#### [Dataset section]
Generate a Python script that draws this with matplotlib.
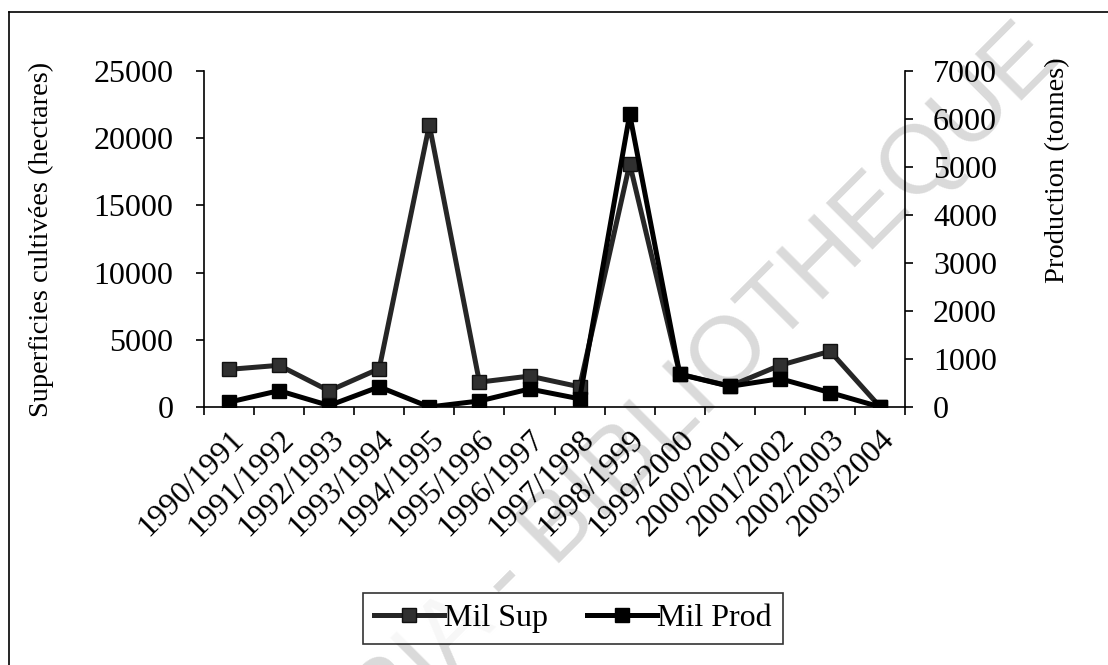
#!/usr/bin/env python3
"""Mil: superficies cultivées et production, 1990/1991 - 2003/2004."""
import matplotlib
matplotlib.use("Agg")
import matplotlib.pyplot as plt
from matplotlib.lines import Line2D
from matplotlib.ticker import MultipleLocator, FixedLocator, NullFormatter

plt.rcParams["font.family"] = ["Liberation Serif", "DejaVu Serif"]

seasons = [
    "1990/1991", "1991/1992", "1992/1993", "1993/1994", "1994/1995",
    "1995/1996", "1996/1997", "1997/1998", "1998/1999", "1999/2000",
    "2000/2001", "2001/2002", "2002/2003", "2003/2004",
]
# hectares (left axis)
mil_sup = [2800, 3100, 1200, 2850, 21000, 1850, 2300, 1500, 18100, 2450, 1550, 3100, 4150, 0]
# tonnes (right axis)
mil_prod = [100, 340, 30, 420, 0, 125, 375, 170, 6100, 680, 430, 590, 300, 0]

TICK_FS = 23
LABEL_FS = 20.5
x = list(range(len(seasons)))

fig = plt.figure(figsize=(11.08, 6.65), dpi=100)
ax = fig.add_axes([0.184, 0.388, 0.633, 0.505])
ax.patch.set_alpha(0)
ax2 = ax.twinx()

# watermark behind the plot
fig.text(0.525, 0.24, "CODESRIA - BIBLIOTHEQUE", fontsize=70, color="#dadada",
         family="Liberation Sans", rotation=45, ha="center", va="center",
         rotation_mode="anchor", zorder=-5)

l1, = ax.plot(x, mil_sup, color="#262626", lw=3.6, marker="s", ms=10,
              mfc="#303030", mec="#111111", label="Mil Sup", zorder=3)
l2, = ax2.plot(x, mil_prod, color="black", lw=3.6, marker="s", ms=10,
               mfc="black", mec="black", label="Mil Prod", zorder=3)

ax.set_xlim(-0.5, len(seasons) - 0.5)
ax.set_ylim(0, 25000)
ax2.set_ylim(0, 7000)
ax.yaxis.set_major_locator(MultipleLocator(5000))
ax2.yaxis.set_major_locator(MultipleLocator(1000))

# category labels at centres, tick marks between categories
ax.set_xticks(x)
ax.set_xticklabels(seasons, rotation=45, ha="right", va="top",
                   rotation_mode="anchor", fontsize=TICK_FS)
ax.xaxis.set_minor_locator(FixedLocator([i - 0.5 for i in range(len(seasons) + 1)]))
ax.xaxis.set_minor_formatter(NullFormatter())
ax.tick_params(axis="x", which="major", length=0, pad=13)
ax.tick_params(axis="x", which="minor", length=6, width=1.2, direction="out")
ax.tick_params(axis="y", length=6, width=1.2, direction="out", labelsize=TICK_FS, pad=16)
ax2.tick_params(axis="y", length=6, width=1.2, direction="out", labelsize=TICK_FS, pad=14)

for a in (ax, ax2):
    a.spines["top"].set_visible(False)
    for s in a.spines.values():
        s.set_linewidth(1.2)
ax.spines["right"].set_visible(False)
ax2.spines["left"].set_visible(False)
ax2.spines["bottom"].set_visible(False)

ax.set_ylabel("Superficies cultivées (hectares)", fontsize=LABEL_FS)
ax2.set_ylabel("Production (tonnes)", fontsize=LABEL_FS)
ax.yaxis.set_label_coords(-0.213, 0.5)
ax2.yaxis.set_label_coords(1.2, 0.705)

leg = fig.legend(handles=[l1, l2], loc="center", bbox_to_anchor=(0.517, 0.07),
                 ncol=2, fontsize=TICK_FS, frameon=True, fancybox=False,
                 edgecolor="black", handlelength=2.2, handletextpad=0.0,
                 columnspacing=1.2, borderpad=0.35, borderaxespad=0)
leg.get_frame().set_linewidth(1.2)

# outer chart frame (only left and top edges are in view)
fig.add_artist(Line2D([9 / 1108, 9 / 1108], [0, 1 - 12 / 665], color="black", lw=1.2))
fig.add_artist(Line2D([9 / 1108, 1], [1 - 12 / 665, 1 - 12 / 665], color="black", lw=1.2))

fig.savefig("out.png", dpi=100)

#### [Task objective]
Copy out every line of the material above exactly, skipping the pictures.

#### [Exercise output]
Generate a Python script that draws this with matplotlib.
#!/usr/bin/env python3
"""Mil: superficies cultivées et production, 1990/1991 - 2003/2004."""
import matplotlib
matplotlib.use("Agg")
import matplotlib.pyplot as plt
from matplotlib.lines import Line2D
from matplotlib.ticker import MultipleLocator, FixedLocator, NullFormatter

plt.rcParams["font.family"] = ["Liberation Serif", "DejaVu Serif"]

seasons = [
    "1990/1991", "1991/1992", "1992/1993", "1993/1994", "1994/1995",
    "1995/1996", "1996/1997", "1997/1998", "1998/1999", "1999/2000",
    "2000/2001", "2001/2002", "2002/2003", "2003/2004",
]
# hectares (left axis)
mil_sup = [2800, 3100, 1200, 2850, 21000, 1850, 2300, 1500, 18100, 2450, 1550, 3100, 4150, 0]
# tonnes (right axis)
mil_prod = [100, 340, 30, 420, 0, 125, 375, 170, 6100, 680, 430, 590, 300, 0]

TICK_FS = 23
LABEL_FS = 20.5
x = list(range(len(seasons)))

fig = plt.figure(figsize=(11.08, 6.65), dpi=100)
ax = fig.add_axes([0.184, 0.388, 0.633, 0.505])
ax.patch.set_alpha(0)
ax2 = ax.twinx()

# watermark behind the plot
fig.text(0.525, 0.24, "CODESRIA - BIBLIOTHEQUE", fontsize=70, color="#dadada",
         family="Liberation Sans", rotation=45, ha="center", va="center",
         rotation_mode="anchor", zorder=-5)

l1, = ax.plot(x, mil_sup, color="#262626", lw=3.6, marker="s", ms=10,
              mfc="#303030", mec="#111111", label="Mil Sup", zorder=3)
l2, = ax2.plot(x, mil_prod, color="black", lw=3.6, marker="s", ms=10,
               mfc="black", mec="black", label="Mil Prod", zorder=3)

ax.set_xlim(-0.5, len(seasons) - 0.5)
ax.set_ylim(0, 25000)
ax2.set_ylim(0, 7000)
ax.yaxis.set_major_locator(MultipleLocator(5000))
ax2.yaxis.set_major_locator(MultipleLocator(1000))

# category labels at centres, tick marks between categories
ax.set_xticks(x)
ax.set_xticklabels(seasons, rotation=45, ha="right", va="top",
                   rotation_mode="anchor", fontsize=TICK_FS)
ax.xaxis.set_minor_locator(FixedLocator([i - 0.5 for i in range(len(seasons) + 1)]))
ax.xaxis.set_minor_formatter(NullFormatter())
ax.tick_params(axis="x", which="major", length=0, pad=13)
ax.tick_params(axis="x", which="minor", length=6, width=1.2, direction="out")
ax.tick_params(axis="y", length=6, width=1.2, direction="out", labelsize=TICK_FS, pad=16)
ax2.tick_params(axis="y", length=6, width=1.2, direction="out", labelsize=TICK_FS, pad=14)

for a in (ax, ax2):
    a.spines["top"].set_visible(False)
    for s in a.spines.values():
        s.set_linewidth(1.2)
ax.spines["right"].set_visible(False)
ax2.spines["left"].set_visible(False)
ax2.spines["bottom"].set_visible(False)

ax.set_ylabel("Superficies cultivées (hectares)", fontsize=LABEL_FS)
ax2.set_ylabel("Production (tonnes)", fontsize=LABEL_FS)
ax.yaxis.set_label_coords(-0.213, 0.5)
ax2.yaxis.set_label_coords(1.2, 0.705)

leg = fig.legend(handles=[l1, l2], loc="center", bbox_to_anchor=(0.517, 0.07),
                 ncol=2, fontsize=TICK_FS, frameon=True, fancybox=False,
                 edgecolor="black", handlelength=2.2, handletextpad=0.0,
                 columnspacing=1.2, borderpad=0.35, borderaxespad=0)
leg.get_frame().set_linewidth(1.2)

# outer chart frame (only left and top edges are in view)
fig.add_artist(Line2D([9 / 1108, 9 / 1108], [0, 1 - 12 / 665], color="black", lw=1.2))
fig.add_artist(Line2D([9 / 1108, 1], [1 - 12 / 665, 1 - 12 / 665], color="black", lw=1.2))

fig.savefig("out.png", dpi=100)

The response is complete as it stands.